-- start Supplied data --
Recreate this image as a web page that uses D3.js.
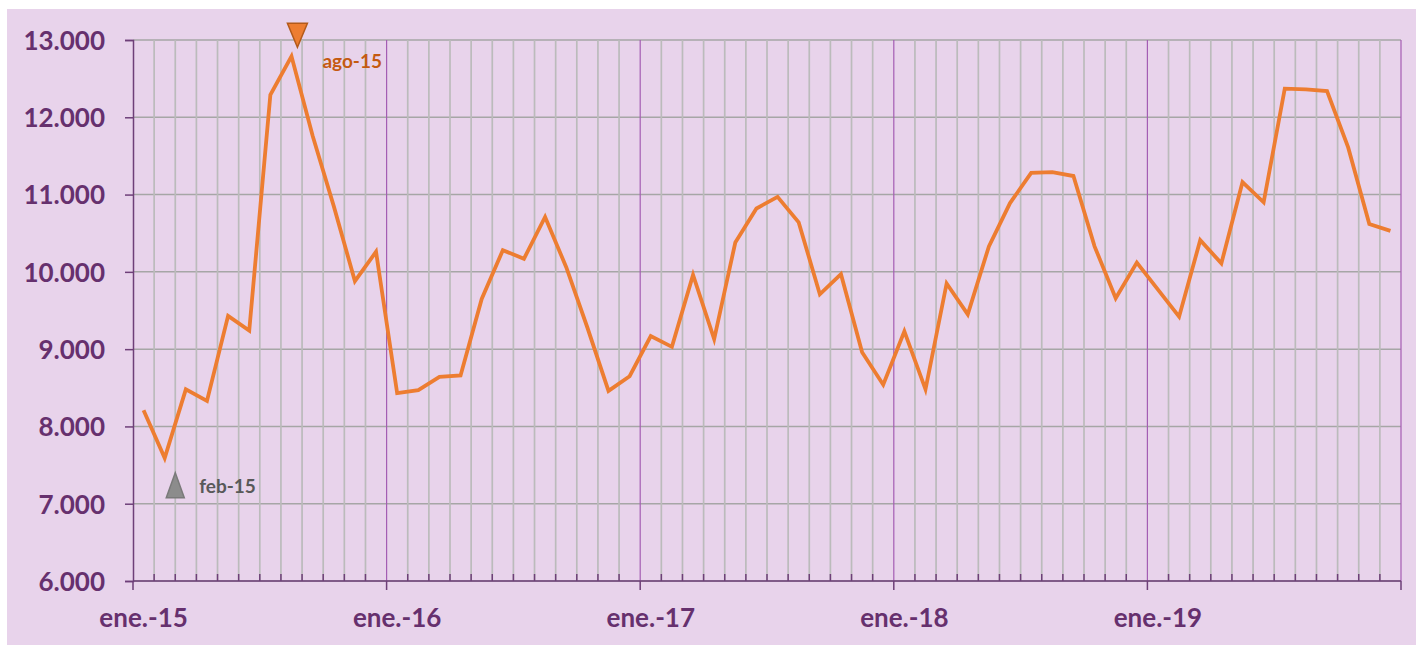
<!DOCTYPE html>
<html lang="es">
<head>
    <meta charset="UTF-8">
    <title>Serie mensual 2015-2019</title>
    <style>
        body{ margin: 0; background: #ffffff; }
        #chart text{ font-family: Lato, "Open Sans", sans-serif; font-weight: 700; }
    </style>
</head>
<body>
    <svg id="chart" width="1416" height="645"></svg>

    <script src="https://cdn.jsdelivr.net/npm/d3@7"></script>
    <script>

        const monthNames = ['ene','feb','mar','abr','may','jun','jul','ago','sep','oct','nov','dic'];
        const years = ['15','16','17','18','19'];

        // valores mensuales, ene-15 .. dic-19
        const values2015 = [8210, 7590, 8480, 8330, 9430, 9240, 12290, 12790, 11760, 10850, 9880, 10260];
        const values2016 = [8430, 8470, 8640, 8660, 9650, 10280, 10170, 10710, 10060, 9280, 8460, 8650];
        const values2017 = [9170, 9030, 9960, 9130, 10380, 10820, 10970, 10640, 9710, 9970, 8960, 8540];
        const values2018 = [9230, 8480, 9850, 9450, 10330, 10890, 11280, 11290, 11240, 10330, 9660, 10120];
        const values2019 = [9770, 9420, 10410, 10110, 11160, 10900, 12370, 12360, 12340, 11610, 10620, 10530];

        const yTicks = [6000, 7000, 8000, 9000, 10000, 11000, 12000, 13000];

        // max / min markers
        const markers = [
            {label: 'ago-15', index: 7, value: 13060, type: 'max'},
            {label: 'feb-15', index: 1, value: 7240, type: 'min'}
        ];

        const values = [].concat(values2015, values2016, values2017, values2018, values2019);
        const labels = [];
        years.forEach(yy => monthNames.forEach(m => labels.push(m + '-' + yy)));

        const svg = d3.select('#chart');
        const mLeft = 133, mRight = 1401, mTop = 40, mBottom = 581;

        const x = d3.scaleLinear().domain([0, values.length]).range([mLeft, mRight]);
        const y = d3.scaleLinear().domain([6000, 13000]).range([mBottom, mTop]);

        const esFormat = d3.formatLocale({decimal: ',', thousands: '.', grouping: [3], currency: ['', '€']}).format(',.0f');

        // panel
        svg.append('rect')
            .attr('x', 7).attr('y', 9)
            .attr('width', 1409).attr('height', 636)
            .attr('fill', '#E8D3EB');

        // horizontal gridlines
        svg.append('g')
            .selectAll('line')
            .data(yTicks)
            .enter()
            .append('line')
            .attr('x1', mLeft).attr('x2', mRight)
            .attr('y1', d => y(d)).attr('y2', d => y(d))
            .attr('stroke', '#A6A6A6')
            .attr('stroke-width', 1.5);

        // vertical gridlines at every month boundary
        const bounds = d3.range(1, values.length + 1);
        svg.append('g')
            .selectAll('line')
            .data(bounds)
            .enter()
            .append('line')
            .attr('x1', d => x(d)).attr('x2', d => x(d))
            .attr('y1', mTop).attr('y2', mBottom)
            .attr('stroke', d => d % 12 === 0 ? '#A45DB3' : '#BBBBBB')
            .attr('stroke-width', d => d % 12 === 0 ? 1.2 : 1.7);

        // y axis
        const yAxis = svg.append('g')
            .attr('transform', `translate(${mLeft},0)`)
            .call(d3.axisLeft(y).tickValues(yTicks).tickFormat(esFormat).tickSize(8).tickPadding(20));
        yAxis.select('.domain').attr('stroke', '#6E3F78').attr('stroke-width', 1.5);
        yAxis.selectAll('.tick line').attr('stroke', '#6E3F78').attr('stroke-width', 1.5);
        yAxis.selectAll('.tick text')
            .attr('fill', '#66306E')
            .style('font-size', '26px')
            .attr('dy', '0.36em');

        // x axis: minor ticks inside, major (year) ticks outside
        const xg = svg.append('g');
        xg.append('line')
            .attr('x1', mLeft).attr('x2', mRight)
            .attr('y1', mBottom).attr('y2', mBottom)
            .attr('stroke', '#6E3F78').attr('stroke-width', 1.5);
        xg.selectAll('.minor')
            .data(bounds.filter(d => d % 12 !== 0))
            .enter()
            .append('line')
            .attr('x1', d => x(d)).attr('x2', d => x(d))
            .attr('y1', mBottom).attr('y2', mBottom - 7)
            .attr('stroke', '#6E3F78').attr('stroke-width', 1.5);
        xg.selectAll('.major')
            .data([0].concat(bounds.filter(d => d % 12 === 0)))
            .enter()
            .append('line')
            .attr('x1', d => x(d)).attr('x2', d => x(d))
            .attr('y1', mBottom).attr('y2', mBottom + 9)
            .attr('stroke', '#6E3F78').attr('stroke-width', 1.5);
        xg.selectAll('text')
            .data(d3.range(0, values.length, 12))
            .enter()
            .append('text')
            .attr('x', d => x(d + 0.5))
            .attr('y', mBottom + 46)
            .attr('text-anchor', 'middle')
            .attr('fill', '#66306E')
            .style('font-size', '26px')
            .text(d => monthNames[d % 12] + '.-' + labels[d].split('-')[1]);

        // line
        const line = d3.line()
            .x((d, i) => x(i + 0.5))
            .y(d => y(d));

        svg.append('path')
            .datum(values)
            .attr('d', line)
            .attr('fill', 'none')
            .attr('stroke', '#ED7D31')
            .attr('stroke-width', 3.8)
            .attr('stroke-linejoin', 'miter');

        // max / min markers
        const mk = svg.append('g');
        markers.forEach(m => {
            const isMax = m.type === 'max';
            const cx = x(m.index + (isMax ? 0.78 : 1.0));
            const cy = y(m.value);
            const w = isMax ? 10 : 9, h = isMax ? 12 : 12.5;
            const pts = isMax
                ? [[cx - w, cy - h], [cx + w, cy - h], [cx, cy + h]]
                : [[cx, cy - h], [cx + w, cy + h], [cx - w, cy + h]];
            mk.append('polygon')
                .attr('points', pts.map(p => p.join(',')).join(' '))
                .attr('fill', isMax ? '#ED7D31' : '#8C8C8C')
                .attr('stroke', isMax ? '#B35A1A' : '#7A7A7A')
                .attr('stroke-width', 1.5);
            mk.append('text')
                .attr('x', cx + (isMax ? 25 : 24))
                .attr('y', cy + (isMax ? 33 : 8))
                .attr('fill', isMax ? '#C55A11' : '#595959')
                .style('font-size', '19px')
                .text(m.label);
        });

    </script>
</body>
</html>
-- end Supplied data --
Leave out the pictures and retype every line above exactly.

Recreate this image as a web page that uses D3.js.
<!DOCTYPE html>
<html lang="es">
<head>
    <meta charset="UTF-8">
    <title>Serie mensual 2015-2019</title>
    <style>
        body{ margin: 0; background: #ffffff; }
        #chart text{ font-family: Lato, "Open Sans", sans-serif; font-weight: 700; }
    </style>
</head>
<body>
    <svg id="chart" width="1416" height="645"></svg>

    <script src="https://cdn.jsdelivr.net/npm/d3@7"></script>
    <script>

        const monthNames = ['ene','feb','mar','abr','may','jun','jul','ago','sep','oct','nov','dic'];
        const years = ['15','16','17','18','19'];

        // valores mensuales, ene-15 .. dic-19
        const values2015 = [8210, 7590, 8480, 8330, 9430, 9240, 12290, 12790, 11760, 10850, 9880, 10260];
        const values2016 = [8430, 8470, 8640, 8660, 9650, 10280, 10170, 10710, 10060, 9280, 8460, 8650];
        const values2017 = [9170, 9030, 9960, 9130, 10380, 10820, 10970, 10640, 9710, 9970, 8960, 8540];
        const values2018 = [9230, 8480, 9850, 9450, 10330, 10890, 11280, 11290, 11240, 10330, 9660, 10120];
        const values2019 = [9770, 9420, 10410, 10110, 11160, 10900, 12370, 12360, 12340, 11610, 10620, 10530];

        const yTicks = [6000, 7000, 8000, 9000, 10000, 11000, 12000, 13000];

        // max / min markers
        const markers = [
            {label: 'ago-15', index: 7, value: 13060, type: 'max'},
            {label: 'feb-15', index: 1, value: 7240, type: 'min'}
        ];

        const values = [].concat(values2015, values2016, values2017, values2018, values2019);
        const labels = [];
        years.forEach(yy => monthNames.forEach(m => labels.push(m + '-' + yy)));

        const svg = d3.select('#chart');
        const mLeft = 133, mRight = 1401, mTop = 40, mBottom = 581;

        const x = d3.scaleLinear().domain([0, values.length]).range([mLeft, mRight]);
        const y = d3.scaleLinear().domain([6000, 13000]).range([mBottom, mTop]);

        const esFormat = d3.formatLocale({decimal: ',', thousands: '.', grouping: [3], currency: ['', '€']}).format(',.0f');

        // panel
        svg.append('rect')
            .attr('x', 7).attr('y', 9)
            .attr('width', 1409).attr('height', 636)
            .attr('fill', '#E8D3EB');

        // horizontal gridlines
        svg.append('g')
            .selectAll('line')
            .data(yTicks)
            .enter()
            .append('line')
            .attr('x1', mLeft).attr('x2', mRight)
            .attr('y1', d => y(d)).attr('y2', d => y(d))
            .attr('stroke', '#A6A6A6')
            .attr('stroke-width', 1.5);

        // vertical gridlines at every month boundary
        const bounds = d3.range(1, values.length + 1);
        svg.append('g')
            .selectAll('line')
            .data(bounds)
            .enter()
            .append('line')
            .attr('x1', d => x(d)).attr('x2', d => x(d))
            .attr('y1', mTop).attr('y2', mBottom)
            .attr('stroke', d => d % 12 === 0 ? '#A45DB3' : '#BBBBBB')
            .attr('stroke-width', d => d % 12 === 0 ? 1.2 : 1.7);

        // y axis
        const yAxis = svg.append('g')
            .attr('transform', `translate(${mLeft},0)`)
            .call(d3.axisLeft(y).tickValues(yTicks).tickFormat(esFormat).tickSize(8).tickPadding(20));
        yAxis.select('.domain').attr('stroke', '#6E3F78').attr('stroke-width', 1.5);
        yAxis.selectAll('.tick line').attr('stroke', '#6E3F78').attr('stroke-width', 1.5);
        yAxis.selectAll('.tick text')
            .attr('fill', '#66306E')
            .style('font-size', '26px')
            .attr('dy', '0.36em');

        // x axis: minor ticks inside, major (year) ticks outside
        const xg = svg.append('g');
        xg.append('line')
            .attr('x1', mLeft).attr('x2', mRight)
            .attr('y1', mBottom).attr('y2', mBottom)
            .attr('stroke', '#6E3F78').attr('stroke-width', 1.5);
        xg.selectAll('.minor')
            .data(bounds.filter(d => d % 12 !== 0))
            .enter()
            .append('line')
            .attr('x1', d => x(d)).attr('x2', d => x(d))
            .attr('y1', mBottom).attr('y2', mBottom - 7)
            .attr('stroke', '#6E3F78').attr('stroke-width', 1.5);
        xg.selectAll('.major')
            .data([0].concat(bounds.filter(d => d % 12 === 0)))
            .enter()
            .append('line')
            .attr('x1', d => x(d)).attr('x2', d => x(d))
            .attr('y1', mBottom).attr('y2', mBottom + 9)
            .attr('stroke', '#6E3F78').attr('stroke-width', 1.5);
        xg.selectAll('text')
            .data(d3.range(0, values.length, 12))
            .enter()
            .append('text')
            .attr('x', d => x(d + 0.5))
            .attr('y', mBottom + 46)
            .attr('text-anchor', 'middle')
            .attr('fill', '#66306E')
            .style('font-size', '26px')
            .text(d => monthNames[d % 12] + '.-' + labels[d].split('-')[1]);

        // line
        const line = d3.line()
            .x((d, i) => x(i + 0.5))
            .y(d => y(d));

        svg.append('path')
            .datum(values)
            .attr('d', line)
            .attr('fill', 'none')
            .attr('stroke', '#ED7D31')
            .attr('stroke-width', 3.8)
            .attr('stroke-linejoin', 'miter');

        // max / min markers
        const mk = svg.append('g');
        markers.forEach(m => {
            const isMax = m.type === 'max';
            const cx = x(m.index + (isMax ? 0.78 : 1.0));
            const cy = y(m.value);
            const w = isMax ? 10 : 9, h = isMax ? 12 : 12.5;
            const pts = isMax
                ? [[cx - w, cy - h], [cx + w, cy - h], [cx, cy + h]]
                : [[cx, cy - h], [cx + w, cy + h], [cx - w, cy + h]];
            mk.append('polygon')
                .attr('points', pts.map(p => p.join(',')).join(' '))
                .attr('fill', isMax ? '#ED7D31' : '#8C8C8C')
                .attr('stroke', isMax ? '#B35A1A' : '#7A7A7A')
                .attr('stroke-width', 1.5);
            mk.append('text')
                .attr('x', cx + (isMax ? 25 : 24))
                .attr('y', cy + (isMax ? 33 : 8))
                .attr('fill', isMax ? '#C55A11' : '#595959')
                .style('font-size', '19px')
                .text(m.label);
        });

    </script>
</body>
</html>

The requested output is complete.